*Written exercise*. Leave the pictures out. Retype exactly the lines below from the one containing "What TikZ code" through the one containing "(sistem) at (451,42)", and no others.

==== Data excerpts

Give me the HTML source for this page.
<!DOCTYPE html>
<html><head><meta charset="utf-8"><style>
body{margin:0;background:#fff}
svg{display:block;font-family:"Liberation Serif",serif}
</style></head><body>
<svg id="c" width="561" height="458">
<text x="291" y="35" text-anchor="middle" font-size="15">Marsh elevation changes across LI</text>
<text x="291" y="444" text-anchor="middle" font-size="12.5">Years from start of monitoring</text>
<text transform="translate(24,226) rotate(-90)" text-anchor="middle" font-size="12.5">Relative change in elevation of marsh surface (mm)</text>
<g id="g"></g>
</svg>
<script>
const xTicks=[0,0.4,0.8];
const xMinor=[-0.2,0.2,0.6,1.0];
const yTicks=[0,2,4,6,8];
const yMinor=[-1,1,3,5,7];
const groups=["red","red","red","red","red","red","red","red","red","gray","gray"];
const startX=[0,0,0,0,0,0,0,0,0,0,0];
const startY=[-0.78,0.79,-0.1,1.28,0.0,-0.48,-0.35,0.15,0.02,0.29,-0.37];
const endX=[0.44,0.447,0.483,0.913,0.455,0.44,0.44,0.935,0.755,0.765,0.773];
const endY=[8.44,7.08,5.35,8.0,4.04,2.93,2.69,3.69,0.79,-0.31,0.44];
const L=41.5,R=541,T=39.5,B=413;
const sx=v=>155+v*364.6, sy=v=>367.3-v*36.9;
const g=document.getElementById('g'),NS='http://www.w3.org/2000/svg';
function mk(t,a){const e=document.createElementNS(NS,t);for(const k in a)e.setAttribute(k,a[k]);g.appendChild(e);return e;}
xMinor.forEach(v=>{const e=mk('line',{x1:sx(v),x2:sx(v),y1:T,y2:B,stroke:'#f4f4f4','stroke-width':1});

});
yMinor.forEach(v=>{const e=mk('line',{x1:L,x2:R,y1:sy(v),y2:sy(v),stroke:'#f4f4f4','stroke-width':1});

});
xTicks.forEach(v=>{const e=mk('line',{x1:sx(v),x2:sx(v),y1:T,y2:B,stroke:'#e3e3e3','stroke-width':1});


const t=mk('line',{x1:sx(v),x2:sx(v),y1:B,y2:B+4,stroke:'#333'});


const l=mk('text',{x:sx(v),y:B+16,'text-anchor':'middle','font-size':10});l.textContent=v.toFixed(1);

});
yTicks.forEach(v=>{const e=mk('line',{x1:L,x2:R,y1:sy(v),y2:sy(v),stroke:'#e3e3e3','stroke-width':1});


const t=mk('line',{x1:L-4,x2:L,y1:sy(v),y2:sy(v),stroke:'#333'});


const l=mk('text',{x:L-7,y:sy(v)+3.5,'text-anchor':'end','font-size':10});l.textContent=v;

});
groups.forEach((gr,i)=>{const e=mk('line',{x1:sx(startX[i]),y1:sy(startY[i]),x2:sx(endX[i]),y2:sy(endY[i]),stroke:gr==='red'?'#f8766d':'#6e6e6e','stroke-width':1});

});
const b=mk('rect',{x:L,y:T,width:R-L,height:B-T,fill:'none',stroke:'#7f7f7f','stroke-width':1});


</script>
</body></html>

========
==== Data excerpts

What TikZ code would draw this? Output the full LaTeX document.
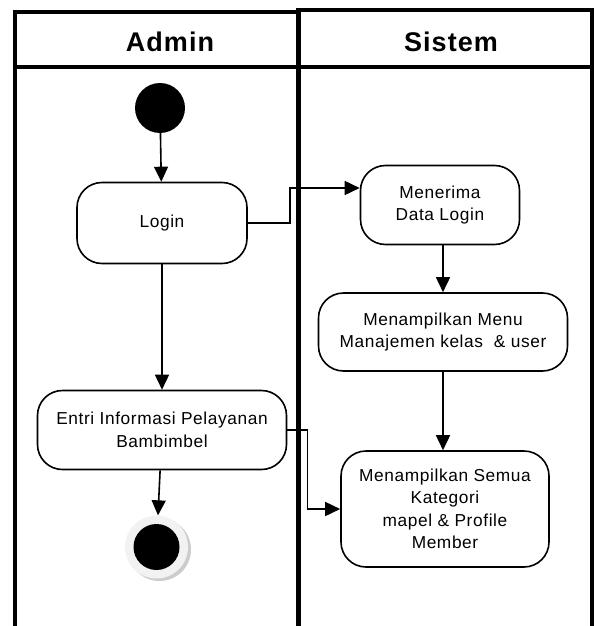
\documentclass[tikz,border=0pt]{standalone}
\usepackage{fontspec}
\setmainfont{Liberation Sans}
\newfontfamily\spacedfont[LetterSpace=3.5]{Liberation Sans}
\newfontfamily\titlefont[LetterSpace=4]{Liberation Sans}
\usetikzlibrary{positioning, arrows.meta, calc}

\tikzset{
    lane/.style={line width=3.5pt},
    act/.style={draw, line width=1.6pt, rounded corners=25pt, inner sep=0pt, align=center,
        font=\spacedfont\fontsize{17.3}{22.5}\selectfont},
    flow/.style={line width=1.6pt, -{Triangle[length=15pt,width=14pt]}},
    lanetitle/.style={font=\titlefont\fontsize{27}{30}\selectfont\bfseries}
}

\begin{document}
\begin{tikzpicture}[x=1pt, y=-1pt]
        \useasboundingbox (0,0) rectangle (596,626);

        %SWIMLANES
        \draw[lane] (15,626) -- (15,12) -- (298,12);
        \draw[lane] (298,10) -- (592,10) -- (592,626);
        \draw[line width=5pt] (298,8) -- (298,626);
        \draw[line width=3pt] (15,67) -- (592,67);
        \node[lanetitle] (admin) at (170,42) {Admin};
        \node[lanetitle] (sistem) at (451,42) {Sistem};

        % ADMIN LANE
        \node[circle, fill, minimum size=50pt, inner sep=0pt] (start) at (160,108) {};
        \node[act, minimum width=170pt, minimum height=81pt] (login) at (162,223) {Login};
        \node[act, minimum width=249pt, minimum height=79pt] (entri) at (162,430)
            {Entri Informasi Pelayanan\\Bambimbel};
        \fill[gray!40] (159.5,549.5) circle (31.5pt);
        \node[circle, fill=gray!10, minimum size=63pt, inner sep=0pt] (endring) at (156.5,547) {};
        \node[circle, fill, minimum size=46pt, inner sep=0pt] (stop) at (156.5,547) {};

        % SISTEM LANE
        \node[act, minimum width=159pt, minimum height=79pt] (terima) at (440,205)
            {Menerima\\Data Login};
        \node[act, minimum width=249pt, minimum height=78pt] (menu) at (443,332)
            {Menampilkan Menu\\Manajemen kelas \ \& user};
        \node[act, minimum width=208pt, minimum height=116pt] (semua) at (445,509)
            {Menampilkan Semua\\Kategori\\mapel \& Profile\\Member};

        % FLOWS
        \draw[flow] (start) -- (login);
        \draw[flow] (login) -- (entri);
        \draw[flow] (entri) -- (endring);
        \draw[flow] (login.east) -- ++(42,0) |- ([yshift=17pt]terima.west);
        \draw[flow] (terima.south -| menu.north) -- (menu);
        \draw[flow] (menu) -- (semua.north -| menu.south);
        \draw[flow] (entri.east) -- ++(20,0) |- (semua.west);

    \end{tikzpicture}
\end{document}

========
==== Data excerpts

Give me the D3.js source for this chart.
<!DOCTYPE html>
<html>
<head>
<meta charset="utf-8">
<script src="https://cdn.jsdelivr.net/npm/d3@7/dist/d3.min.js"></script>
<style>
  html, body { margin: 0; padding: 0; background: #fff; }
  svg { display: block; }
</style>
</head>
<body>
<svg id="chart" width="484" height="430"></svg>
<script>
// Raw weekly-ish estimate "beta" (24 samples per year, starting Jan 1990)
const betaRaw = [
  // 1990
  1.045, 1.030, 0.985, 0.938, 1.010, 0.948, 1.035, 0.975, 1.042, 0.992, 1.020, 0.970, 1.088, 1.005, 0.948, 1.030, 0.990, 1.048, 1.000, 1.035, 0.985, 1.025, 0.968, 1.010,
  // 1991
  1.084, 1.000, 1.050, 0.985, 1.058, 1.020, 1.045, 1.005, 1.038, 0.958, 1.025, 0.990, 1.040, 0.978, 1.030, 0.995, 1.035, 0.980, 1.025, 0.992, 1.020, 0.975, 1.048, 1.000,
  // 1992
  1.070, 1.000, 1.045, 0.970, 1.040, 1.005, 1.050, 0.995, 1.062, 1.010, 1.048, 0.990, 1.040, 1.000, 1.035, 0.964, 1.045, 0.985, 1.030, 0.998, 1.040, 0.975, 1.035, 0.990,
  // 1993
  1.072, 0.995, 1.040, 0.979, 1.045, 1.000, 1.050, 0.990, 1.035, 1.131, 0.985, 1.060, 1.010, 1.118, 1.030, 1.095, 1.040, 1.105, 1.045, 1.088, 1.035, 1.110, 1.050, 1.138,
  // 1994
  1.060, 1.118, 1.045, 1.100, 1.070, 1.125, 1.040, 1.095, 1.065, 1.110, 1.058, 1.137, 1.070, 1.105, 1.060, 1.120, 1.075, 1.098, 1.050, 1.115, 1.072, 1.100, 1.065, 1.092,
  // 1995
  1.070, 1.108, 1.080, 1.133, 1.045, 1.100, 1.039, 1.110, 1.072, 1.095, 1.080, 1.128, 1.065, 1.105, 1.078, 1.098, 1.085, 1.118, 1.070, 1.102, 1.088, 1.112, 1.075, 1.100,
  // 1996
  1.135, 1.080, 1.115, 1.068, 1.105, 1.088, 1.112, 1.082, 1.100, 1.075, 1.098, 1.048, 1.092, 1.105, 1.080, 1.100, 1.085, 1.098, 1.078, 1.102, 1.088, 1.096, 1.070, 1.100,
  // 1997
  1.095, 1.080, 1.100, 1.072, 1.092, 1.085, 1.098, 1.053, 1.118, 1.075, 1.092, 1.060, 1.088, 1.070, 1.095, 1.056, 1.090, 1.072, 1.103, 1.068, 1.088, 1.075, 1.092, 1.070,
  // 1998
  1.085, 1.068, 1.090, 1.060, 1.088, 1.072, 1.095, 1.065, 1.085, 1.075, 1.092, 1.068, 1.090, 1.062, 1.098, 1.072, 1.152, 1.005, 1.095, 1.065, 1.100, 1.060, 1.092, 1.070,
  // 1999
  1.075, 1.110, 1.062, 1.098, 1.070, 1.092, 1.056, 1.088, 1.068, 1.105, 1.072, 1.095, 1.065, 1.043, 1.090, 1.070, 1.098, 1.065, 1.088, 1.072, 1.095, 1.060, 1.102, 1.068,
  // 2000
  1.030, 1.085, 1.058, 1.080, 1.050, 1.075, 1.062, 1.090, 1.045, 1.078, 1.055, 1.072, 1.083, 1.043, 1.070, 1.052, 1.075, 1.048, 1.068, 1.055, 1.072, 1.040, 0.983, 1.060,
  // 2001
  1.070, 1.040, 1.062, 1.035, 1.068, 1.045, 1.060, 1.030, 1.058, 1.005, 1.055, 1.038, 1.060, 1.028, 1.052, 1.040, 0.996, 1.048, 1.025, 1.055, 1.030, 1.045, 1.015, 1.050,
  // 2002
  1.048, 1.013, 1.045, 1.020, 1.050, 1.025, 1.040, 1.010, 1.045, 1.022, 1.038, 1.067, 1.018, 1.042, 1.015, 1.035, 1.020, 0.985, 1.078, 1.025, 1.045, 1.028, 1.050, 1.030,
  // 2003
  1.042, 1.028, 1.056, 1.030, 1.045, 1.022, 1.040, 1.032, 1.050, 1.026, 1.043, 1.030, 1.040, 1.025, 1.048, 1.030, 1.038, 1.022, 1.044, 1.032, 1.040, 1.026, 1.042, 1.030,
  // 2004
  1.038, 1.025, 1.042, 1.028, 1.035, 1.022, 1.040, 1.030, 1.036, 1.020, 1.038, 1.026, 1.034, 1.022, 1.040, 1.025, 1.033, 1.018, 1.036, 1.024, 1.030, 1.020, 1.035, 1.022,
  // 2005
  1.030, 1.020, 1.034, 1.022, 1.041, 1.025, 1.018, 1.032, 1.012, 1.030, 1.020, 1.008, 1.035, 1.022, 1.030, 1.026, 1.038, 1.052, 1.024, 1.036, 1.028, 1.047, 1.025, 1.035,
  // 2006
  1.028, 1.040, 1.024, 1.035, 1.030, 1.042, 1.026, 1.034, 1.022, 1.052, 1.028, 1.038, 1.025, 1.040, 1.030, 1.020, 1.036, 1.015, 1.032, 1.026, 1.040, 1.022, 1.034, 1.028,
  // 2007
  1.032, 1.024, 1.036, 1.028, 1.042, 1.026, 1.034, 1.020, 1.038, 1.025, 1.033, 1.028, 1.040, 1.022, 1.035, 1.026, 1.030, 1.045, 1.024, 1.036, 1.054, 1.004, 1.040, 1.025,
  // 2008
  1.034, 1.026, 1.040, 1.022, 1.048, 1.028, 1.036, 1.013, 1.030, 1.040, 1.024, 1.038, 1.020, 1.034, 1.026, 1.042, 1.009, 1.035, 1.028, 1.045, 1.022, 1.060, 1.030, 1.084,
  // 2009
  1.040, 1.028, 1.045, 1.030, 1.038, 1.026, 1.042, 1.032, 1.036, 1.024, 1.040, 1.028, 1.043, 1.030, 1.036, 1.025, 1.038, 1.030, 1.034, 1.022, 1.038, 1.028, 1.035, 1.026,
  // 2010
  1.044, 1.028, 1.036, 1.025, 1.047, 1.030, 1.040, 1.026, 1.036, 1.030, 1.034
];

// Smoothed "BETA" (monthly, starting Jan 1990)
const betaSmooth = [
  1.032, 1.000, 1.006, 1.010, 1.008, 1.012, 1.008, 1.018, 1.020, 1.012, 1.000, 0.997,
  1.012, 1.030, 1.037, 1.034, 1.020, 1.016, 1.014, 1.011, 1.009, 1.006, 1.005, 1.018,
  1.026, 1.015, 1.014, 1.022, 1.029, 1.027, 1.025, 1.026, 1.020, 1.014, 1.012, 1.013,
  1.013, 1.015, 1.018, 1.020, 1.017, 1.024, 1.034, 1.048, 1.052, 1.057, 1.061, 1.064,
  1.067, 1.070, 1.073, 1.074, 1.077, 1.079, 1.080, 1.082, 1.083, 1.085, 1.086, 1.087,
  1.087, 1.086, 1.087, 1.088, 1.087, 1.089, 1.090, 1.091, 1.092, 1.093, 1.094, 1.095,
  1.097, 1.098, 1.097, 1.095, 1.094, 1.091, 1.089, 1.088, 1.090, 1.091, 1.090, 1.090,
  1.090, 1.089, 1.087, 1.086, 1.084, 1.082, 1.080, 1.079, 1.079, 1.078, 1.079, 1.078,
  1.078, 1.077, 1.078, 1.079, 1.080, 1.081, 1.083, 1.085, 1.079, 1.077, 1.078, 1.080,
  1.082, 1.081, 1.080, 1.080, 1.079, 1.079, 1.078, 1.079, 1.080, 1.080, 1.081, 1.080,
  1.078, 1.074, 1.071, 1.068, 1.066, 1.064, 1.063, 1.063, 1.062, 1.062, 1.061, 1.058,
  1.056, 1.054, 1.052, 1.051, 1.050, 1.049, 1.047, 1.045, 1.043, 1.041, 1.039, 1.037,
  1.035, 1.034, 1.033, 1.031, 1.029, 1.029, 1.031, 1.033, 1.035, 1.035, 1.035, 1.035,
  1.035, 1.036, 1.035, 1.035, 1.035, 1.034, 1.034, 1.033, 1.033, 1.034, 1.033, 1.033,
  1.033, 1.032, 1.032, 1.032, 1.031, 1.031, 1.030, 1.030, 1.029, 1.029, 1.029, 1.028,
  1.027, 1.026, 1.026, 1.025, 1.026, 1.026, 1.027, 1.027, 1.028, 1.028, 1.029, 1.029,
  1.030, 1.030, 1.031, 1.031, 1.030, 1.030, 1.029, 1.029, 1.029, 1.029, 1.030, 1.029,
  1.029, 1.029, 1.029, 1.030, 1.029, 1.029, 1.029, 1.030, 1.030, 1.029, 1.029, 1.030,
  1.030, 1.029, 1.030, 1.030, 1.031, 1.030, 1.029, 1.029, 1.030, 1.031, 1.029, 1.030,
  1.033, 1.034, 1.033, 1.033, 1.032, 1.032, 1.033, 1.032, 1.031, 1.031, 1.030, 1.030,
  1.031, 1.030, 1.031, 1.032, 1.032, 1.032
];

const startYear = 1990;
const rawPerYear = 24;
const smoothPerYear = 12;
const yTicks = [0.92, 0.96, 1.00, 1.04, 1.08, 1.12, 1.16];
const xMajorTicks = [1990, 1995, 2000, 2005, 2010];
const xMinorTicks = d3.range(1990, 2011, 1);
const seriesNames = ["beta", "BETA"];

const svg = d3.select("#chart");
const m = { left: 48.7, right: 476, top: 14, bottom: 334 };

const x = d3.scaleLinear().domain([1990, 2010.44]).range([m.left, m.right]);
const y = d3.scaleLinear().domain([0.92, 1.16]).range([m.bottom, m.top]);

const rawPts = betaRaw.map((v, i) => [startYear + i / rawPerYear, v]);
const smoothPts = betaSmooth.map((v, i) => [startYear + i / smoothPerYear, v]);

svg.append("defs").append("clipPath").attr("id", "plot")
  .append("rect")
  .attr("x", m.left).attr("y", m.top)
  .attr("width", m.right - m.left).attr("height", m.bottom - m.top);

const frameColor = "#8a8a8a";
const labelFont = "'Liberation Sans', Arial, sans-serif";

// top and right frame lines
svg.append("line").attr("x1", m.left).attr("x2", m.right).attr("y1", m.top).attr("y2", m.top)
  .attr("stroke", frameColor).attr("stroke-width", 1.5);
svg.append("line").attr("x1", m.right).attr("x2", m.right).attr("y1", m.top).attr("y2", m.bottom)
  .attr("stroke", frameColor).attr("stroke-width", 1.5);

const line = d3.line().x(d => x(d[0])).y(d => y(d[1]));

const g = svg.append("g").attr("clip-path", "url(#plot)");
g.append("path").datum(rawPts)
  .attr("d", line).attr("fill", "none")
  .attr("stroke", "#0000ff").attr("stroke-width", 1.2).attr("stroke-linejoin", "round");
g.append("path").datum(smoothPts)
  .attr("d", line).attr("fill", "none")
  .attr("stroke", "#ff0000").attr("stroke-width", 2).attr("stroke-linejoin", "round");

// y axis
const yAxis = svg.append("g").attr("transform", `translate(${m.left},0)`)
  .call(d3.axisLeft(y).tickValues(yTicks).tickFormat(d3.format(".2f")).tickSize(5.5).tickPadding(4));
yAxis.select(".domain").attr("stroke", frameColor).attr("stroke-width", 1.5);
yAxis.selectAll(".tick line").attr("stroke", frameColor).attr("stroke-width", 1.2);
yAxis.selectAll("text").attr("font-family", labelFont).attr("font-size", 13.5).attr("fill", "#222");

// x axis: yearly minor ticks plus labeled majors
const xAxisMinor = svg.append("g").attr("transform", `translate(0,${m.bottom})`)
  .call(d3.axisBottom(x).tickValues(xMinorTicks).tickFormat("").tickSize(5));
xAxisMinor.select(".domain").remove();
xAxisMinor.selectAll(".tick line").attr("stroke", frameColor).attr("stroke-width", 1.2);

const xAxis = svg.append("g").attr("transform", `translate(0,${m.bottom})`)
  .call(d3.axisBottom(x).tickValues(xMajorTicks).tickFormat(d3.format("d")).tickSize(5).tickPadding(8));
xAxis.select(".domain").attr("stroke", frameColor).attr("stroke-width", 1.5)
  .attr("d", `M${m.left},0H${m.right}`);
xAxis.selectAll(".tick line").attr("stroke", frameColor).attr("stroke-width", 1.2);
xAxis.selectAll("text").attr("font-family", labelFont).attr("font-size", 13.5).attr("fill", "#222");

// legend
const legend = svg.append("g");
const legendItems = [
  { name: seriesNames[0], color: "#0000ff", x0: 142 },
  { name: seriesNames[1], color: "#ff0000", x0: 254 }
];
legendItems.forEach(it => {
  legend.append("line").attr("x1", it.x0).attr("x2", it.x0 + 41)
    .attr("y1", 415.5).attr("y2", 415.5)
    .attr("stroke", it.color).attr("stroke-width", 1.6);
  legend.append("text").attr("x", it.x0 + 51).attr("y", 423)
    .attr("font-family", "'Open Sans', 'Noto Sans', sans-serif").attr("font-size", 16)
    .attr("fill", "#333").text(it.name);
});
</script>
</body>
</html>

========

*Written solution*.
What TikZ code would draw this? Output the full LaTeX document.
\documentclass[tikz,border=0pt]{standalone}
\usepackage{fontspec}
\setmainfont{Liberation Sans}
\newfontfamily\spacedfont[LetterSpace=3.5]{Liberation Sans}
\newfontfamily\titlefont[LetterSpace=4]{Liberation Sans}
\usetikzlibrary{positioning, arrows.meta, calc}

\tikzset{
    lane/.style={line width=3.5pt},
    act/.style={draw, line width=1.6pt, rounded corners=25pt, inner sep=0pt, align=center,
        font=\spacedfont\fontsize{17.3}{22.5}\selectfont},
    flow/.style={line width=1.6pt, -{Triangle[length=15pt,width=14pt]}},
    lanetitle/.style={font=\titlefont\fontsize{27}{30}\selectfont\bfseries}
}

\begin{document}
\begin{tikzpicture}[x=1pt, y=-1pt]
        \useasboundingbox (0,0) rectangle (596,626);

        %SWIMLANES
        \draw[lane] (15,626) -- (15,12) -- (298,12);
        \draw[lane] (298,10) -- (592,10) -- (592,626);
        \draw[line width=5pt] (298,8) -- (298,626);
        \draw[line width=3pt] (15,67) -- (592,67);
        \node[lanetitle] (admin) at (170,42) {Admin};
        \node[lanetitle] (sistem) at (451,42) {Sistem};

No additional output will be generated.